He was voted BBC Wales Sports Personality of the Year in 1972. The same year he came third in the BBC Sports Personality of the Year and was a member of the Team of the Year.

In 1974 he was appointed an OBE for services to sport. In 1996 he was inducted into the Welsh Sports Hall of Fame.

===Positions and career after competing===
After his retirement from competing, Meade was a dedicated contributor to the equestrian world. He served on the British Horse Society’s council and was chairman of the British Horse Foundation.

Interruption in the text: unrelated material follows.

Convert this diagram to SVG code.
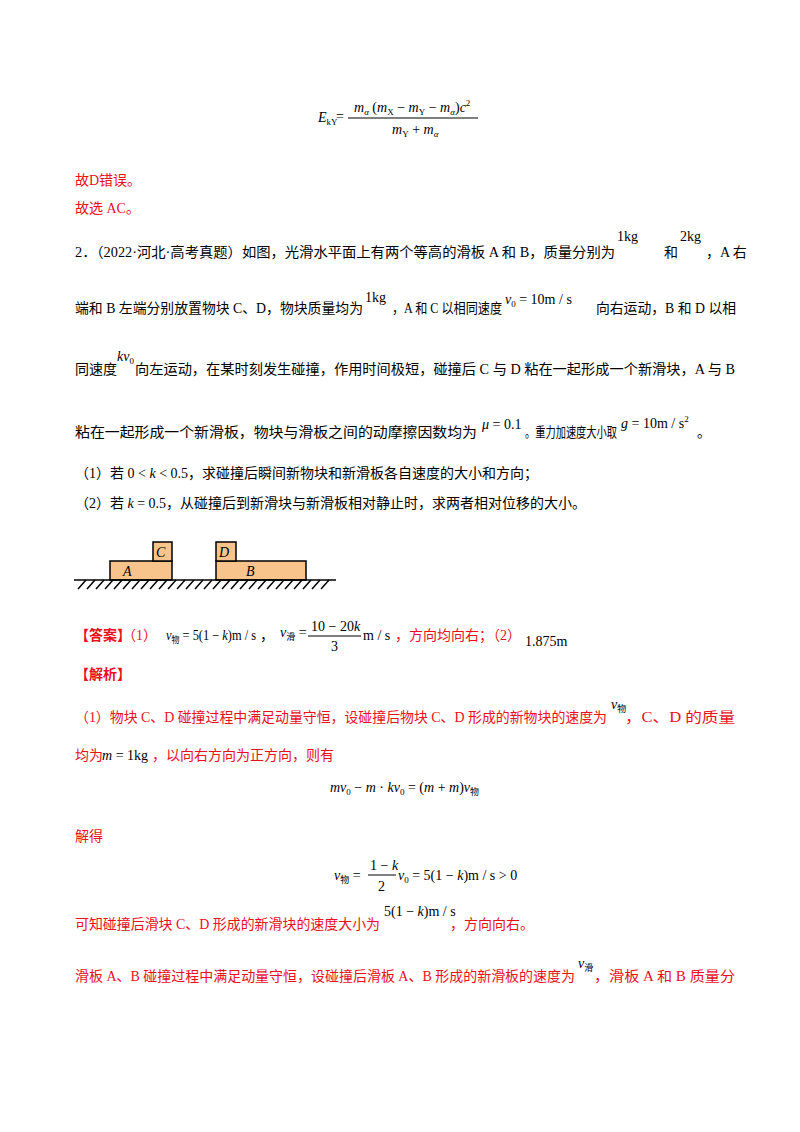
<svg xmlns="http://www.w3.org/2000/svg" width="800" height="1132" viewBox="0 0 800 1132">
<style>
text{font-family:"Liberation Serif","Noto Sans CJK SC",serif;font-size:14px;fill:#000}
.r{fill:#e8101c}
.m{font-family:"Liberation Serif",serif;font-style:italic}
.s{font-size:9px}
.blk{fill:#f8c48c;stroke:#000;stroke-width:1.5}
</style>
<rect width="800" height="1132" fill="#fff"/>
<g id="formula1">
<text x="318" y="122" class="m">E<tspan class="s" font-style="normal" dy="3">kY</tspan></text>
<text x="336" y="121">=</text>
<text x="354" y="112" class="m">m<tspan class="s" dy="3">α</tspan><tspan dy="-3" font-style="normal"> (</tspan>m<tspan class="s" dy="3" font-style="normal">X</tspan><tspan dy="-3" font-style="normal"> − </tspan>m<tspan class="s" dy="3" font-style="normal">Y</tspan><tspan dy="-3" font-style="normal"> − </tspan>m<tspan class="s" dy="3">α</tspan><tspan dy="-3" font-style="normal">)</tspan>c<tspan class="s" dy="-6" font-style="normal">2</tspan></text>
<line x1="348" y1="118" x2="478" y2="118" stroke="#000"/>
<text x="392" y="134" class="m">m<tspan class="s" dy="3" font-style="normal">Y</tspan><tspan dy="-3" font-style="normal"> + </tspan>m<tspan class="s" dy="3">α</tspan></text>
</g>
<text x="75" y="185" class="r">故D错误。</text>
<text x="75" y="213" class="r">故选 AC。</text>
<text x="75" y="257" textLength="540" lengthAdjust="spacingAndGlyphs">2．（2022·河北·高考真题）如图，光滑水平面上有两个等高的滑板 A 和 B，质量分别为</text>
<text x="617" y="241" font-size="15">1kg</text><text x="664" y="257">和</text><text x="680" y="241" font-size="15">2kg</text>
<text x="706" y="257">，A 右</text>
<text x="75" y="313" textLength="288" lengthAdjust="spacingAndGlyphs">端和 B 左端分别放置物块 C、D，物块质量均为</text>
<text x="365" y="302" font-size="15">1kg</text>
<text x="392" y="313" textLength="110" lengthAdjust="spacingAndGlyphs">，A 和 C 以相同速度</text>
<text x="505" y="304"><tspan class="m">v</tspan><tspan class="s" dy="3">0</tspan><tspan dy="-3"> = 10m / s</tspan></text>
<text x="596" y="313" textLength="140" lengthAdjust="spacingAndGlyphs">向右运动，B 和 D 以相</text>
<text x="75" y="374">同速度</text>
<text x="117" y="361"><tspan class="m">kv</tspan><tspan class="s" dy="3">0</tspan></text>
<text x="135" y="374" textLength="600" lengthAdjust="spacingAndGlyphs">向左运动，在某时刻发生碰撞，作用时间极短，碰撞后 C 与 D 粘在一起形成一个新滑块，A 与 B</text>
<text x="75" y="437" textLength="402" lengthAdjust="spacingAndGlyphs">粘在一起形成一个新滑板，物块与滑板之间的动摩擦因数均为</text>
<text x="482" y="429" font-size="12"><tspan class="m">μ</tspan> = 0.1</text>
<text x="525" y="437" textLength="92" lengthAdjust="spacingAndGlyphs">。重力加速度大小取</text>
<text x="621" y="428"><tspan class="m">g</tspan> = 10m / s<tspan class="s" dy="-6">2</tspan></text>
<text x="697" y="437">。</text>
<text x="75" y="478">（1）若 0 &lt; <tspan class="m">k</tspan> &lt; 0.5，求碰撞后瞬间新物块和新滑板各自速度的大小和方向；</text>
<text x="75" y="508">（2）若 <tspan class="m">k</tspan> = 0.5，从碰撞后到新滑块与新滑板相对静止时，求两者相对位移的大小。</text>
<g id="figure">
<rect class="blk" x="110" y="561" width="62" height="19"/>
<rect class="blk" x="153" y="542" width="19" height="19"/>
<rect class="blk" x="216" y="561" width="90" height="19"/>
<rect class="blk" x="216" y="542" width="20" height="19"/>
<line x1="74" y1="580" x2="336" y2="580" stroke="#000" stroke-width="1.5"/>
<path d="M78 589l8-9M87 589l8-9M96 589l8-9M105 589l8-9M114 589l8-9M123 589l8-9M132 589l8-9M141 589l8-9M150 589l8-9M159 589l8-9M168 589l8-9M177 589l8-9M186 589l8-9M195 589l8-9M204 589l8-9M213 589l8-9M222 589l8-9M231 589l8-9M240 589l8-9M249 589l8-9M258 589l8-9M267 589l8-9M276 589l8-9M285 589l8-9M294 589l8-9M303 589l8-9M312 589l8-9M321 589l8-9" stroke="#000" stroke-width="1.5"/>
<text x="123" y="576" class="m">A</text>
<text x="156" y="557" class="m">C</text>
<text x="246" y="576" class="m">B</text>
<text x="219" y="557" class="m">D</text>
</g>
<text x="75" y="640" class="r" font-weight="bold">【答案】</text>
<text x="122" y="640" class="r">（1）</text>
<text x="166" y="640" textLength="90" lengthAdjust="spacingAndGlyphs"><tspan class="m">v</tspan><tspan class="s" dy="3">物</tspan><tspan dy="-3"> = 5(1 − </tspan><tspan class="m">k</tspan>)m / s</text>
<text x="260" y="640">，</text>
<text x="280" y="637"><tspan class="m">v</tspan><tspan class="s" dy="3">滑</tspan><tspan dy="-3"> =</tspan></text>
<text x="311" y="631">10 − 20<tspan class="m">k</tspan></text>
<line x1="308" y1="636" x2="361" y2="636" stroke="#000"/>
<text x="331" y="651">3</text>
<text x="363" y="640">m / s</text>
<text x="395" y="640" class="r">，方向均向右；（2）</text>
<text x="525" y="646">1.875m</text>
<text x="75" y="679" class="r" font-weight="bold">【解析】</text>
<text x="75" y="722" class="r" textLength="532" lengthAdjust="spacingAndGlyphs">（1）物块 C、D 碰撞过程中满足动量守恒，设碰撞后物块 C、D 形成的新物块的速度为</text>
<text x="611" y="709"><tspan class="m">v</tspan><tspan class="s" dy="3">物</tspan></text>
<text x="625" y="722" class="r" textLength="110" lengthAdjust="spacingAndGlyphs">，C、D 的质量</text>
<text x="75" y="760" class="r">均为</text>
<text x="102" y="760"><tspan class="m">m</tspan> = 1kg</text>
<text x="152" y="760" class="r">，以向右方向为正方向，则有</text>
<text x="330" y="792"><tspan class="m">mv</tspan><tspan class="s" dy="3">0</tspan><tspan dy="-3"> − </tspan><tspan class="m">m</tspan> · <tspan class="m">kv</tspan><tspan class="s" dy="3">0</tspan><tspan dy="-3"> = (</tspan><tspan class="m">m</tspan> + <tspan class="m">m</tspan>)<tspan class="m">v</tspan><tspan class="s" dy="3">物</tspan></text>
<text x="75" y="841" class="r">解得</text>
<text x="334" y="880"><tspan class="m">v</tspan><tspan class="s" dy="3">物</tspan><tspan dy="-3"> =</tspan></text>
<text x="370" y="870">1 − <tspan class="m">k</tspan></text>
<line x1="368" y1="875" x2="396" y2="875" stroke="#000"/>
<text x="378" y="891">2</text>
<text x="398" y="880"><tspan class="m">v</tspan><tspan class="s" dy="3">0</tspan><tspan dy="-3"> = 5(1 − </tspan><tspan class="m">k</tspan>)m / s &gt; 0</text>
<text x="75" y="929" class="r" textLength="305" lengthAdjust="spacingAndGlyphs">可知碰撞后滑块 C、D 形成的新滑块的速度大小为</text>
<text x="384" y="916">5(1 − <tspan class="m">k</tspan>)m / s</text>
<text x="450" y="929" class="r">，方向向右。</text>
<text x="75" y="981" class="r" textLength="500" lengthAdjust="spacingAndGlyphs">滑板 A、B 碰撞过程中满足动量守恒，设碰撞后滑板 A、B 形成的新滑板的速度为</text>
<text x="578" y="968"><tspan class="m">v</tspan><tspan class="s" dy="3">滑</tspan></text>
<text x="594" y="981" class="r" textLength="141" lengthAdjust="spacingAndGlyphs">，滑板 A 和 B 质量分</text>
</svg>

He was also formerly president of the British Equestrian Federation, a member of the International Equestrian Federation’s (FEI) Eventing Committee and then a bureau member and chairman of its Northern European Group of Nations. He served on the sport's governing body in the UK (now British Eventing) continuously for over 30 years until after its reorganisation in 1996 when he was made a vice president.

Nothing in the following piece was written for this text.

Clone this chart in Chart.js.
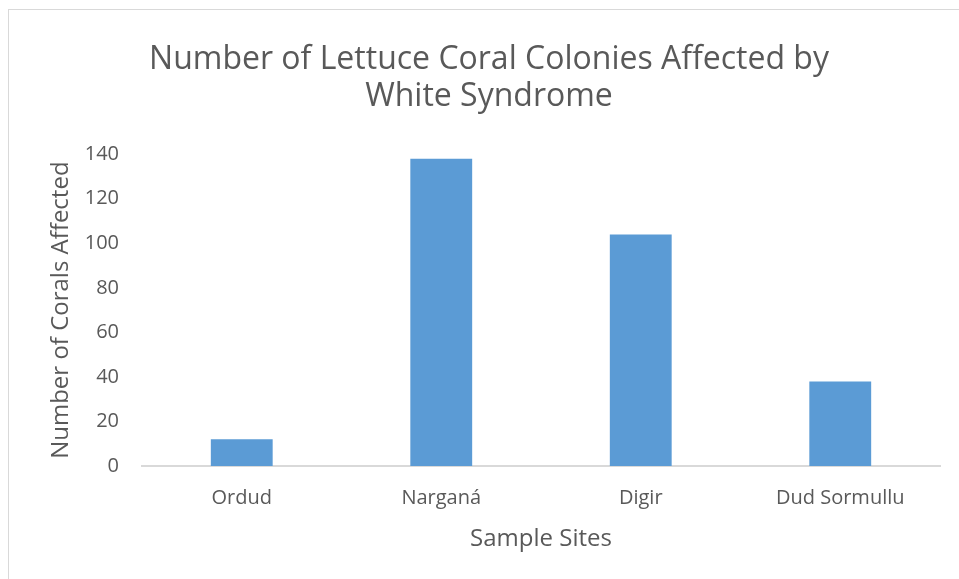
<!DOCTYPE html>
<html>
<head>
<meta charset="utf-8">
<script src="https://cdn.jsdelivr.net/npm/chart.js@4"></script>
<style>
  html, body { margin: 0; padding: 0; background: #fff; }
  .wrap { position: relative; width: 959px; height: 579px; overflow: hidden; }
  .frame { position: absolute; left: 8px; top: 9px; width: 1000px; height: 640px; border: 1px solid #d9d9d9; }
  canvas { position: absolute; left: 0; top: 0; }
</style>
</head>
<body>
<div class="wrap">
  <div class="frame"></div>
  <canvas id="bar-chart" width="959" height="579"></canvas>
</div>
<script>
const sites = ['Ordud', 'Narganá', 'Digir', 'Dud Sormullu'];
const coralsAffected = [12, 138, 104, 38];
const yTicks = [0, 20, 40, 60, 80, 100, 120, 140];

const textColor = '#595959';
const fontFamily = '"Open Sans", sans-serif';

const ctx = document.getElementById('bar-chart');

new Chart(ctx, {
    type: 'bar',
    data: {
        labels: sites,
        datasets: [{
            label: 'Number of Corals Affected',
            data: coralsAffected,
            backgroundColor: '#5b9bd5',
            borderWidth: 0,
            barPercentage: 0.31,
            categoryPercentage: 1
        }]
    },
    options: {
        responsive: false,
        animation: false,
        layout: {
            // left/right padding keeps the title centred where the reference has it
            padding: { left: 38, right: 19, top: 0, bottom: 0 }
        },
        plugins: {
            legend: { display: false },
            tooltip: { enabled: false },
            title: {
                display: true,
                text: ['Number of Lettuce Coral Colonies Affected by', 'White Syndrome'],
                color: textColor,
                font: { family: fontFamily, size: 32, weight: 'normal', lineHeight: 1.16 },
                padding: { top: 41, bottom: 39 }
            }
        },
        scales: {
            x: {
                grid: { display: false, drawTicks: false, tickLength: 0 },
                border: { display: true, color: '#d9d9d9', width: 2 },
                ticks: {
                    color: textColor,
                    font: { family: fontFamily, size: 20 },
                    padding: 20,
                    maxRotation: 0
                },
                title: {
                    display: true,
                    text: 'Sample Sites',
                    color: textColor,
                    font: { family: fontFamily, size: 24 },
                    padding: { top: 4, bottom: 25 }
                },
                afterFit: function(scale) { scale.height = 113; }
            },
            y: {
                min: 0,
                max: 140,
                grid: { display: false, drawTicks: false, tickLength: 0 },
                border: { display: false },
                afterBuildTicks: function(scale) {
                    scale.ticks = yTicks.map(v => ({ value: v }));
                },
                ticks: {
                    color: textColor,
                    font: { family: fontFamily, size: 20 },
                    padding: 23
                },
                title: {
                    display: true,
                    text: 'Number of Corals Affected',
                    color: textColor,
                    font: { family: fontFamily, size: 24 },
                    padding: { top: 9, bottom: 4 }
                },
                afterFit: function(scale) { scale.width = 104; }
            }
        }
    }
});
</script>
</body>
</html>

He was an FEI judge and course designer, roles that took him all over the world. He was also a well-respected judge of show horses. Latterly, Meade worked as an equestrian expert witness and continued to train riders from his home in South Gloucestershire.

===Fox-hunting===
In 2001, the RSPCA expelled Meade for organising a campaign to encourage supporters of fox hunting to join so as to put pressure on the society to change its policy.

===Personal life===
Around 1970 Meade was briefly linked to Princess Anne. In 1977 he married Angela Dorothy Farquhar. In 1979 they had a son, Charles, who died aged seven months. They had three more children: James (b. 1981), Harry (b. 1983), and Lucy (b. 1985).

On 14 September 2013, his son, James Meade, married Lady Laura Marsham, daughter of Julian Charles Marsham, 8th Earl of Romney, at St Nicholas' Church in Gayton, Norfolk. Prince William, Duke of Cambridge, Prince Harry, and Pippa Middleton were in attendance at the wedding. James is godfather to Princess Charlotte of Wales, and Lady Laura is godmother to Prince Louis of Wales.

His younger son Harry, whom Richard greatly supported, is himself a renowned event rider who has competed for Great Britain at the world championships.

===Death===
Meade died on 8 January 2015, after receiving treatment for cancer. He was 76.

In November 2024, Meade's widow announced that medals won by Meade at the 1972 Munich Games were stolen, following a burglary at their property near Marshfield, South Gloucestershire.